Belarus has been rocked by mass protests since Aug. 9, when results of a presidential election reportedly handed President Alexander Lukashenko a sixth term in office. Tsikhanouskaya, who officials claim got only 10% of the vote, and her supporters refused to recognize the results as valid, saying they were riddled with fraud. The European Union and the United States have also refused to recognize the official results of the vote.
The rallies, some of which drew up to 200,000 people demanding the president's resignation, posed the biggest challenge yet to Lukashenko, who has run the country for 26 years, relentlessly repressing the opposition and independent media.
In the first days of the protests, Belarusian authorities cracked down brutally on protesters, with police detaining thousands and beating scores.
The government has since scaled back on the violence but maintained the pressure, detaining hundreds of protesters and prosecuting top activists. Prominent members of the opposition's Coordination Council, which was formed to push for a transition of power, have been arrested or forced to leave the country.
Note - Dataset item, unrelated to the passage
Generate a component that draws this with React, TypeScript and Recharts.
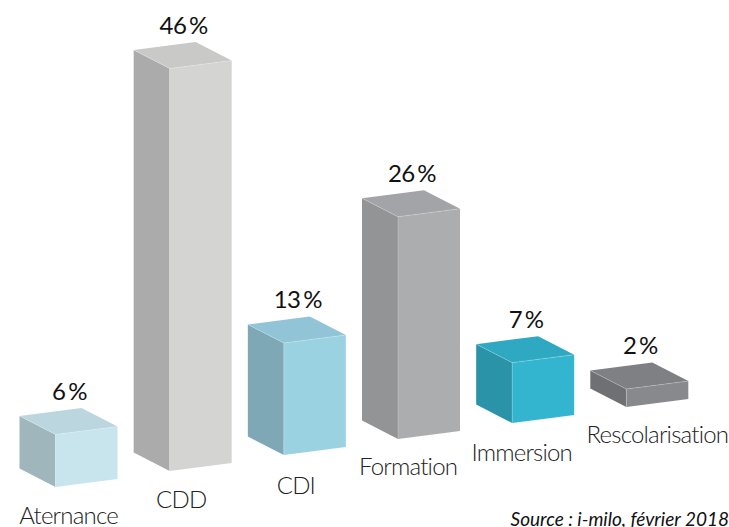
import React from "react";
import { BarChart, Bar, XAxis, YAxis, LabelList } from "recharts";

const categories = ["Aternance", "CDD", "CDI", "Formation", "Immersion", "Rescolarisation"];
const shareLabels = ["6 %", "46 %", "13 %", "26 %", "7 %", "2 %"];
// Block heights
const values = [6, 46, 12.8, 25.4, 6.9, 2.05];

const frontColors = ["#c8e4ec", "#d4d4d3", "#9bd2e2", "#acadaf", "#33b5cf", "#88898d"];
const sideColors = ["#9eb6bc", "#ababab", "#7ea8b6", "#939496", "#2b93a7", "#6f7074"];
const topColors = ["#bcd6e0", "#c9c9c8", "#90c4d6", "#a3a4a8", "#2fa9c2", "#7f8084"];

const data = categories.map((name, i) => ({ name, value: values[i], share: shareLabels[i] }));

const WIDTH = 729;
const HEIGHT = 527;
const PLOT_BOTTOM = 487;
const STEP_UP = 16; // each block sits higher than the one before
const SIDE_W = 36;
const SIDE_RISE = 18.5;
const FRONT_RISE = 8;
const FONT = "Lato, sans-serif";
const seam = "rgba(255,255,255,0.35)";
const tickNudgeX = [0, -1.5, -1, -3, -3.5, 18];
const tickNudgeY = [36.5, 37, 38.5, 36, 37.5, 36];

const pts = (list: number[][]) => list.map((p) => p.join(",")).join(" ");

const Block = (props: any) => {
  const { x, y, width, height, index } = props;
  const shift = index * STEP_UP;
  const fx = x + SIDE_W;
  const rx = x + width;
  const top = y - shift;
  const bottom = y + height - shift;
  return (
    <g>
      <polygon
        points={pts([[x, top - SIDE_RISE], [fx, top], [fx, bottom], [x, bottom - SIDE_RISE]])}
        fill={sideColors[index]}
      />
      <polygon
        points={pts([[fx, top], [rx, top - FRONT_RISE], [rx, bottom - FRONT_RISE], [fx, bottom]])}
        fill={frontColors[index]}
      />
      <polygon
        points={pts([
          [x, top - SIDE_RISE],
          [rx - SIDE_W, top - SIDE_RISE - FRONT_RISE],
          [rx, top - FRONT_RISE],
          [fx, top],
        ])}
        fill={topColors[index]}
      />
      <polyline
        points={pts([[x, top - SIDE_RISE], [fx, top], [rx, top - FRONT_RISE]])}
        fill="none"
        stroke={seam}
        strokeWidth={0.6}
      />
      <line x1={fx} y1={top} x2={fx} y2={bottom} stroke={seam} strokeWidth={0.6} />
    </g>
  );
};

const ShareLabel = (props: any) => {
  const { x, y, width, index, value } = props;
  return (
    <text
      x={x + width / 2 + 1}
      y={y - index * STEP_UP - 35}
      textAnchor="middle"
      fontFamily={FONT}
      fontSize={24}
      fontWeight={400}
      letterSpacing={-0.5}
      wordSpacing={-3}
      fill="#111111"
    >
      {value}
    </text>
  );
};

const CategoryTick = (props: any) => {
  const { x, index, payload } = props;
  return (
    <text
      x={x + tickNudgeX[index]}
      y={PLOT_BOTTOM - index * STEP_UP + tickNudgeY[index]}
      textAnchor="middle"
      fontFamily={FONT}
      fontSize={24}
      fontWeight={300}
      letterSpacing={-0.8}
      fill="#222222"
    >
      {payload.value}
    </text>
  );
};

export default function App() {
  return (
    <div style={{ position: "absolute", left: 0, top: 0, width: WIDTH, height: HEIGHT, overflow: "hidden", background: "#fff" }}>
      <BarChart
        width={WIDTH}
        height={HEIGHT}
        data={data}
        barSize={98}
        margin={{ top: 49.5, right: 32.5, bottom: 0, left: 11.5 }}
      >
        <XAxis
          dataKey="name"
          axisLine={false}
          tickLine={false}
          height={40}
          interval={0}
          tick={CategoryTick}
        />
        <YAxis hide domain={[0, 50]} />
        <Bar dataKey="value" shape={Block} isAnimationActive={false}>
          <LabelList dataKey="share" content={ShareLabel} />
        </Bar>
      </BarChart>
      <div
        style={{
          position: "absolute",
          right: 0,
          top: 507,
          fontFamily: FONT,
          fontStyle: "italic",
          fontSize: 19,
          lineHeight: "24px",
          color: "#111",
          whiteSpace: "nowrap",
        }}
      >
        Source : i-milo, février 2018
      </div>
    </div>
  );
}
Lukashenko initially bristled at the suggestion of a dialogue with the opposition. But on Saturday, he visited a prison to talk to jailed activists in a move commentators interpreted as an attempt to imitate a dialogue to reduce tensions.
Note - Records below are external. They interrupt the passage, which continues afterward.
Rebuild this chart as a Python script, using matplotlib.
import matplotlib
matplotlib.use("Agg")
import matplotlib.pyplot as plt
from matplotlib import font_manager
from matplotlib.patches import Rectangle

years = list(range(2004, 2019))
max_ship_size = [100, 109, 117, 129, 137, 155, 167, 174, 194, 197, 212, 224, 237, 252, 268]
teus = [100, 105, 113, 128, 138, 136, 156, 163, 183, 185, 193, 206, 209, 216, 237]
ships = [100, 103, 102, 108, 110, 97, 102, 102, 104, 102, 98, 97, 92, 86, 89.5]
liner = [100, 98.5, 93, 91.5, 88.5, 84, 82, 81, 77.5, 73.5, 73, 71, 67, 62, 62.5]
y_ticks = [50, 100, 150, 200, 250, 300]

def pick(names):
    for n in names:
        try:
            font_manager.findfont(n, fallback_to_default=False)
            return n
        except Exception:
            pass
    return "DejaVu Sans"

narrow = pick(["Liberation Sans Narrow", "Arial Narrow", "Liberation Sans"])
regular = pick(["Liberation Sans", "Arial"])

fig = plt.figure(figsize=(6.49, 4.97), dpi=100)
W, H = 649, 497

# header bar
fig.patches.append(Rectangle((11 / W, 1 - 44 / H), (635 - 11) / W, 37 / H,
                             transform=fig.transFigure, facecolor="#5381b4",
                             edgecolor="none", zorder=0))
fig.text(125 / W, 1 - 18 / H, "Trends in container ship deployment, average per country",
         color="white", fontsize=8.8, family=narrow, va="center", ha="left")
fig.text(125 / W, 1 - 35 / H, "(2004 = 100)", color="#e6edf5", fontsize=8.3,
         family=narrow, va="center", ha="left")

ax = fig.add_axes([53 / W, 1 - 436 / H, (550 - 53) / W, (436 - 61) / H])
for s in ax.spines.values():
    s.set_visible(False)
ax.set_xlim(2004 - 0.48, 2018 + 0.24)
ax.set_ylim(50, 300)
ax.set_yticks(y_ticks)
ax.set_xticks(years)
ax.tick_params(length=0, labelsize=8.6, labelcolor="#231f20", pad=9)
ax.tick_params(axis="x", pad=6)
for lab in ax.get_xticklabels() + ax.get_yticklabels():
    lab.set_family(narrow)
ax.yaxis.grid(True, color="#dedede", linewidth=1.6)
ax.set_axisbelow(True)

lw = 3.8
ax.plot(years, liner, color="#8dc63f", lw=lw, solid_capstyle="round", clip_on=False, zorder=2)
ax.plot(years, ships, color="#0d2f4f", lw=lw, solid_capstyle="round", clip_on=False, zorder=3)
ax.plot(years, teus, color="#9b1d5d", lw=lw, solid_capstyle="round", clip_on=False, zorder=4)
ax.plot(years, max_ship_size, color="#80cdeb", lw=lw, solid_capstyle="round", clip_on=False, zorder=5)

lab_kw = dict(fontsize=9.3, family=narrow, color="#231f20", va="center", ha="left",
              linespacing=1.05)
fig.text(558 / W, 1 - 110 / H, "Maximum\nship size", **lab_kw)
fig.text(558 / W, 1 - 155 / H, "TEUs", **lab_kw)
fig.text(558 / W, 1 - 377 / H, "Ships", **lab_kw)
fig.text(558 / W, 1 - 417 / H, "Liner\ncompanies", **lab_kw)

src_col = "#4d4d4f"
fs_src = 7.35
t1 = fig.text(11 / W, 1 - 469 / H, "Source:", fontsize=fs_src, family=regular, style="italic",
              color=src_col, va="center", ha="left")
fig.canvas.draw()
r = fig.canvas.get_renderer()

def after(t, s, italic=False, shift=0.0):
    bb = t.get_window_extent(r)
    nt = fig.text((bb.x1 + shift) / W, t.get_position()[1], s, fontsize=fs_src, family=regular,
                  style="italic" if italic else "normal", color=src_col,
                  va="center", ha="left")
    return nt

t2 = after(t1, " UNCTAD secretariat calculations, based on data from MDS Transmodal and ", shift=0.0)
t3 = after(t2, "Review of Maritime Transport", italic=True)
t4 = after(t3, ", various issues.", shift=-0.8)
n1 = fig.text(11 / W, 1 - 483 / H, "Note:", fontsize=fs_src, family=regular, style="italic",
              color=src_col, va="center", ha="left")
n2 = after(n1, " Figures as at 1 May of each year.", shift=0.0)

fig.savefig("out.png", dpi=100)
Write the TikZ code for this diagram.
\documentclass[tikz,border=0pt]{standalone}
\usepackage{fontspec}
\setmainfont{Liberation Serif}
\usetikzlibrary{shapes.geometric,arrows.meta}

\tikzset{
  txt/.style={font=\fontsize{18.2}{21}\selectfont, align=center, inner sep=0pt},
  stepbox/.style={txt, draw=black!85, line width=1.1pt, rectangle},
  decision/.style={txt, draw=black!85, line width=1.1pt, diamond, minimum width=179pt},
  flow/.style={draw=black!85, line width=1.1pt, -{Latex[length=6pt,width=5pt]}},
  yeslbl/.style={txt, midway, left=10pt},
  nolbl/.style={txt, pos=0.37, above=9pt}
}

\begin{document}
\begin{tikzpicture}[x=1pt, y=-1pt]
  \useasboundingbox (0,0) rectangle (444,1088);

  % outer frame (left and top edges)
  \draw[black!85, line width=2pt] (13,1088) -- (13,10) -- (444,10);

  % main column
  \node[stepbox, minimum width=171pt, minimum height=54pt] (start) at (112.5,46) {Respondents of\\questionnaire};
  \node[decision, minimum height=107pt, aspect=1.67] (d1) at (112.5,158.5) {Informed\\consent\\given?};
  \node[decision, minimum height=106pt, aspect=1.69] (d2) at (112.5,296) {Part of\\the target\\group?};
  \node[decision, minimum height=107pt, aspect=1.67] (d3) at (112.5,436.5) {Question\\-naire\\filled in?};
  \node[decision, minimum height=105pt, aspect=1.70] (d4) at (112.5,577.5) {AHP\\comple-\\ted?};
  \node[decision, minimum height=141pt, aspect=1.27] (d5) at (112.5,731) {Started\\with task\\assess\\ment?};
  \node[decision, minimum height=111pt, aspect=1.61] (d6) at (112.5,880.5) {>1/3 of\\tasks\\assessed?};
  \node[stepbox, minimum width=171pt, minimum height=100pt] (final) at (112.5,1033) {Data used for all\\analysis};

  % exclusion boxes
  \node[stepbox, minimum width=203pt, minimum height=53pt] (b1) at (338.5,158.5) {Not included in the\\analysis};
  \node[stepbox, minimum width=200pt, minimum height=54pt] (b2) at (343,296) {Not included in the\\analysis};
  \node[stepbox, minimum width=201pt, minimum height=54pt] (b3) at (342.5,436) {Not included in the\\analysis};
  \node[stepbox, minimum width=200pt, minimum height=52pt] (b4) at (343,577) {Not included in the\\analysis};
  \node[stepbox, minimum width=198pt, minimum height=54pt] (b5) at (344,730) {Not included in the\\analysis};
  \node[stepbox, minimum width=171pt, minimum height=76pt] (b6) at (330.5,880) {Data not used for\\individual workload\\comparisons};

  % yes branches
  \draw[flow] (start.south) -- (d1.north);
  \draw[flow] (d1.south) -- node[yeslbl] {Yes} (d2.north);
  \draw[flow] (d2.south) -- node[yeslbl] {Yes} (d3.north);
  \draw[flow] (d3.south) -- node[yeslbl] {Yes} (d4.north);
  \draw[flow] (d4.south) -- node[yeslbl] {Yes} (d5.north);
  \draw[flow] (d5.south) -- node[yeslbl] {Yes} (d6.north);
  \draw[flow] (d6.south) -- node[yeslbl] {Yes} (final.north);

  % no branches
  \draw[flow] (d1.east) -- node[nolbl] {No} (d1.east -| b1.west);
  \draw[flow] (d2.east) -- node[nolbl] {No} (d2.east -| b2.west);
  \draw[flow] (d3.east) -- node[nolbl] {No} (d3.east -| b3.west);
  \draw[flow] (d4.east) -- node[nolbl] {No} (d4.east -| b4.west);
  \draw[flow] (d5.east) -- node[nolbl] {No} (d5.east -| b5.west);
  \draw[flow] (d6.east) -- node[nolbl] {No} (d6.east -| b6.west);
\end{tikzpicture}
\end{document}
The following day authorities ramped up their crackdown on protesters, dispersing crowds with water cannons and stun grenades, hurting dozens and detaining hundreds.
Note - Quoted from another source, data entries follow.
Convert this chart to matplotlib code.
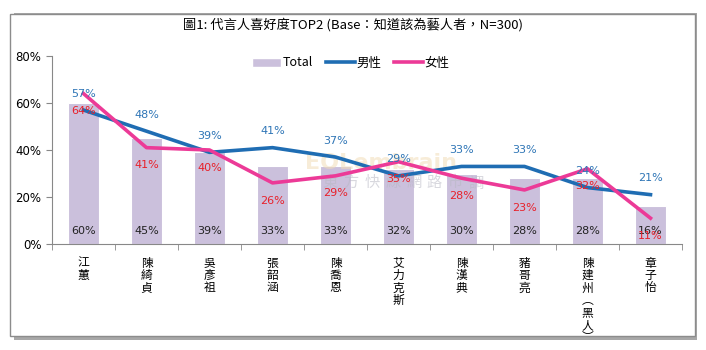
import matplotlib
matplotlib.use("Agg")
import matplotlib.pyplot as plt
from matplotlib.patches import Rectangle, Patch
from matplotlib.lines import Line2D
import numpy as np

plt.rcParams['font.family'] = ['Noto Sans CJK TC', 'DejaVu Sans']

# data
names = ['江蕙', '陳綺貞', '吳彥祖', '張韶涵', '陳喬恩', '艾力克斯', '陳漢典', '豬哥亮', '陳建州︵黑人︶', '章子怡']
total = [60, 45, 39, 33, 33, 32, 30, 28, 28, 16]
male = [57, 48, 39, 41, 37, 29, 33, 33, 24, 21]
female = [64, 41, 40, 26, 29, 35, 28, 23, 32, 11]
yticks = [0, 20, 40, 60, 80]

bar_color = '#CBC0DC'
blue = '#1F6DB3'
pink = '#EC3A97'

fig = plt.figure(figsize=(7.06, 3.5), dpi=100)

# frame with shadow
fig.patches.append(Rectangle((14 / 706, 1 - 340 / 350), 683 / 706, 327 / 350,
                             transform=fig.transFigure, facecolor='#A8A8A8',
                             edgecolor='none', zorder=-2))
fig.patches.append(Rectangle((10 / 706, 1 - 336 / 350), 685 / 706, 322 / 350,
                             transform=fig.transFigure, facecolor='white',
                             edgecolor='#8C8C8C', linewidth=1, zorder=-1))

ax = fig.add_axes([52 / 706, 1 - 244 / 350, 630 / 706, 188 / 350])
ax.set_zorder(2)
ax.set_facecolor('none')
x = np.arange(len(names))

ax.bar(x, total, width=0.5, color=bar_color, edgecolor='white', linewidth=0.8, zorder=2)
ax.plot(x, male, color=blue, linewidth=2.6, zorder=3)
ax.plot(x, female, color=pink, linewidth=2.6, zorder=4)

for i in range(len(names)):
    ax.text(x[i], 5.5, f'{total[i]}%', ha='center', va='center', fontsize=8,
            color='#222222', family=['DejaVu Sans'], zorder=5)
    ax.text(x[i], male[i] + 7, f'{male[i]}%', ha='center', va='center', fontsize=8,
            color='#2E75B6', family=['DejaVu Sans'], zorder=5)
    ax.text(x[i], female[i] - 7.5, f'{female[i]}%', ha='center', va='center', fontsize=8,
            color='#E8202A', family=['DejaVu Sans'], zorder=5)

# faint watermark
ax.text(4.72, 34.5, 'EOLembrain', fontsize=16, color='#F2DDB8', alpha=0.55,
        ha='center', va='center', fontweight='bold', zorder=2.5, family=['DejaVu Sans'])
wm = '東方快線網路市調'
for k, ch in enumerate(wm):
    ax.text(3.92 + k * 0.33, 26, ch, fontsize=11, color='#B8B8C4', alpha=0.55,
            ha='center', va='center', zorder=2.5)

ax.set_xlim(-0.5, len(names) - 0.5)
ax.set_ylim(0, 80)
ax.set_yticks(yticks)
ax.set_yticklabels([f'{v}%' for v in yticks], fontsize=8.5, family=['DejaVu Sans'])
ax.set_xticks(x)
ax.set_xticklabels(['\n'.join(n) for n in names], fontsize=8.5, linespacing=0.95, va='top')
ax.set_xticks(np.arange(-0.5, len(names)), minor=True)
ax.tick_params(axis='x', which='major', length=0, pad=9)
ax.tick_params(axis='x', which='minor', length=4, color='#888888', direction='out')
ax.tick_params(axis='y', length=4, color='#888888', direction='out')
for s in ['top', 'right']:
    ax.spines[s].set_visible(False)
for s in ['left', 'bottom']:
    ax.spines[s].set_color('#888888')

handles = [Patch(facecolor=bar_color, edgecolor='white'),
           Line2D([0], [0], color=blue, linewidth=2.6),
           Line2D([0], [0], color=pink, linewidth=2.6)]
fig.legend(handles, ['Total', '男性', '女性'], loc='center', ncol=3,
           bbox_to_anchor=(351 / 706, 1 - 63 / 350), frameon=False, fontsize=9,
           handlelength=2.3, columnspacing=1.0, handletextpad=0.15)

fig.text(353 / 706, 1 - 25 / 350, '圖1: 代言人喜好度TOP2 (Base：知道該為藝人者，N=300)',
         ha='center', va='center', fontsize=9.5)

fig.savefig('out.png', dpi=100)
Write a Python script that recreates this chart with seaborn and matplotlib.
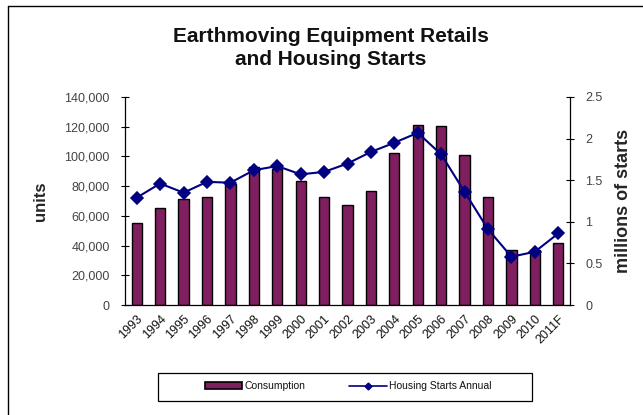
import numpy as np
import pandas as pd
import matplotlib
matplotlib.use("Agg")
import matplotlib.pyplot as plt
from matplotlib.lines import Line2D
from matplotlib.patches import Patch, Rectangle
import seaborn as sns

years = ["1993", "1994", "1995", "1996", "1997", "1998", "1999", "2000", "2001", "2002",
         "2003", "2004", "2005", "2006", "2007", "2008", "2009", "2010", "2011F"]
consumption = [55000, 65500, 71300, 73000, 81300, 92700, 91400, 83700, 73000, 67300,
               77000, 102200, 121000, 120300, 101000, 72900, 36700, 36700, 41800]
housing_starts = [1.29, 1.46, 1.35, 1.48, 1.47, 1.62, 1.67, 1.57, 1.60, 1.70,
                  1.84, 1.95, 2.07, 1.81, 1.36, 0.91, 0.58, 0.64, 0.86]
left_ticks = [0, 20000, 40000, 60000, 80000, 100000, 120000, 140000]
right_ticks = [0, 0.5, 1, 1.5, 2, 2.5]
right_tick_labels = ["0", "0.5", "1", "1.5", "2", "2.5"]

df = pd.DataFrame({"year": years, "consumption": consumption, "starts": housing_starts})

sns.set_theme(style="white")
plt.rcParams["font.family"] = ["Liberation Sans", "DejaVu Sans"]

BAR = "#7f1f5f"
LINE = "#000080"
GREY = "#444444"

fig = plt.figure(figsize=(6.43, 4.15), dpi=100)
ax = fig.add_axes([125 / 643, 1 - 305 / 415, 445 / 643, 208 / 415])

sns.barplot(data=df, x="year", y="consumption", color=BAR, width=0.44,
            edgecolor="black", linewidth=1.0, saturation=1, ax=ax)

ax2 = ax.twinx()
sns.pointplot(data=df, x="year", y="starts", color=LINE, markers="D",
              linestyles="-", markersize=6.5, linewidth=1.5, ax=ax2)

ax.set_xlim(-0.5, len(years) - 0.5)
ax2.set_xlim(-0.5, len(years) - 0.5)
ax.set_ylim(0, 140000)
ax2.set_ylim(0, 2.5)

ax.set_yticks(left_ticks)
ax.set_yticklabels([f"{v:,}" for v in left_ticks])
ax2.set_yticks(right_ticks)
ax2.set_yticklabels(right_tick_labels)

# category labels centred, tick marks on category boundaries
ax.set_xticks(np.arange(len(years)))
ax.set_xticklabels(years, rotation=45, ha="right", rotation_mode="anchor")
ax.set_xticks(np.arange(len(years) + 1) - 0.5, minor=True)
ax.tick_params(axis="x", which="major", length=0, pad=6, labelsize=9, labelcolor="#111111")
ax.tick_params(axis="x", which="minor", length=6, width=0.8, direction="inout", color="black")
ax.tick_params(axis="y", length=6, width=0.8, direction="inout", color="black",
               labelsize=9, labelcolor=GREY, pad=8, left=True)
ax2.tick_params(axis="y", length=6, width=0.8, direction="inout", color="black",
                labelsize=9, labelcolor=GREY, pad=8, right=True)

for a in (ax, ax2):
    a.set_xlabel("")
    a.spines["top"].set_visible(False)
    for s in ("left", "right", "bottom"):
        a.spines[s].set_color("black")
        a.spines[s].set_linewidth(0.9)
ax.spines["right"].set_visible(False)
ax2.spines["left"].set_visible(False)
ax2.spines["bottom"].set_visible(False)

ax.set_ylabel("units", fontsize=12, fontweight="bold", labelpad=12)
ax2.set_ylabel("millions of starts", fontsize=13, fontweight="bold", labelpad=9)

fig.text(331 / 643, 1 - 48 / 415, "Earthmoving Equipment Retails\nand Housing Starts",
         ha="center", va="center", fontsize=15, fontweight="bold",
         linespacing=1.32, color="#111111")

handles = [Patch(facecolor=BAR, edgecolor="black", linewidth=1.2, label="Consumption"),
           Line2D([0], [0], color=LINE, marker="D", markersize=3.5, linewidth=1.2,
                  label="Housing Starts Annual")]
leg = fig.legend(handles=handles, loc="center", bbox_to_anchor=(348 / 643, 1 - 386 / 415),
                 ncol=2, fontsize=7.5, frameon=False,
                 handlelength=3.6, handleheight=0.6, columnspacing=4.2,
                 handletextpad=0.2)
for t in leg.get_texts():
    t.set_color("#111111")
fig.add_artist(Rectangle((158 / 643, 1 - 401 / 415), 374 / 643, 28 / 415,
                         transform=fig.transFigure, fill=False,
                         edgecolor="black", linewidth=0.9))

# outer frame of the chart area
fig.add_artist(Line2D([8 / 643, 8 / 643], [0, 1 - 6 / 415], color="black",
                      linewidth=1.0, transform=fig.transFigure))
fig.add_artist(Line2D([8 / 643, 1], [1 - 6 / 415, 1 - 6 / 415], color="black",
                      linewidth=1.0, transform=fig.transFigure))

fig.savefig("out.png", dpi=100, facecolor="white")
In a statement on Tuesday, Tsikhanouskaya condemned that violence.
“We woke up two months ago on a regular day and went to polling stations. We voted for the change. Later we took to the streets to get our votes back but got bullets, sticks, prison cages and cynical lies in return,” she said.
Tsikhanouskaya's spokeswoman Anna Krasulina told The Associated Press that the statement with the demands “has been relayed to all official structures of Belarus.”
She said that members of the opposition's Coordination Council who were forced to leave the country held a meeting in Vilnius on Monday.
“A decision has been made to act more decisively,” Krasulina said.
On Tuesday, the council said that the last member of its presidium who remained in Belarus and wasn't in jail, left the country for Poland, fearing for his safety.
Sergei Dylevsky, who was a strike leader at the Minsk Tractor Factory and spent a total of 25 days under arrest after taking part in the protests, told the AP on Tuesday that he was forced to quit the factory and was being pressured by the authorities.
“There were threats from KGB officers towards my family ... And they threatened me personally,” Dylevsky said, referring to Belarus' State Security Committee, which still goes under its Soviet-era name.
In a separate statement, the council called for Belarusian law enforcement and security forces to disobey orders that involved violence towards peaceful protesters.
“Violence doesn't solve any problems and paves a direct way to unleashing a civil war in the country,” the statement read.